A Robust Molecular Porous Material for C2H2/CO2 Separation

A molecular porous material, MPM‐2, comprised of cationic [Ni2(AlF6)(pzH)8(H2O)2] and anionic [Ni2Al2F11(pzH)8(H2O)2] complexes that generate a charge‐assisted hydrogen‐bonded network with pcu topology is reported. The packing in MPM‐2 is sustained by multiple interionic hydrogen bonding interactions that afford ultramicroporous channels between dense layers of anionic units. MPM‐2 is found to exhibit excellent stability in water (>1 year). Unlike most hydrogen‐bonded organic frameworks which typically show poor stability in organic solvents, MPM‐2 exhibited excellent stability with respect to various organic solvents for at least two days.
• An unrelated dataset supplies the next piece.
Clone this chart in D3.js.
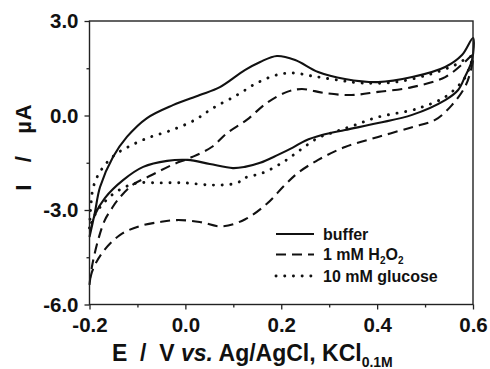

MPM‐2 is found to be permanently porous with gas sorption isotherms at 298 K revealing a strong affinity for C2H2 over CO2 thanks to a high (ΔQst)AC [Qst (C2H2) − Qst (CO2)] of 13.7 kJ mol−1 at low coverage. Dynamic column breakthrough experiments on MPM‐2 demonstrated the separation of C2H2 from a 1:1 C2H2/CO2 mixture at 298 K with effluent CO2 purity of 99.995% and C2H2 purity of >95% after temperature‐programmed desorption. C‐H···F interactions between C2H2 molecules and F atoms of AlF63− are found to enable high selectivity toward C2H2, as determined by density functional theory simulations. MPM‐2 is the first Molecular Porous Material comprised of coordinated AlF63− and Al2F115− units. It has a strong sorption preference to C2H2 and exhibits dynamic breakthrough column separation of C2H2 from a 1:1 mixture of C2H2/CO2. Efficient C2H2 separation is enabled by a binding site offering strong electrostatic interactions between C2H2 and F‐atoms of AlF63− moieties as indicated by density functional theory (DFT).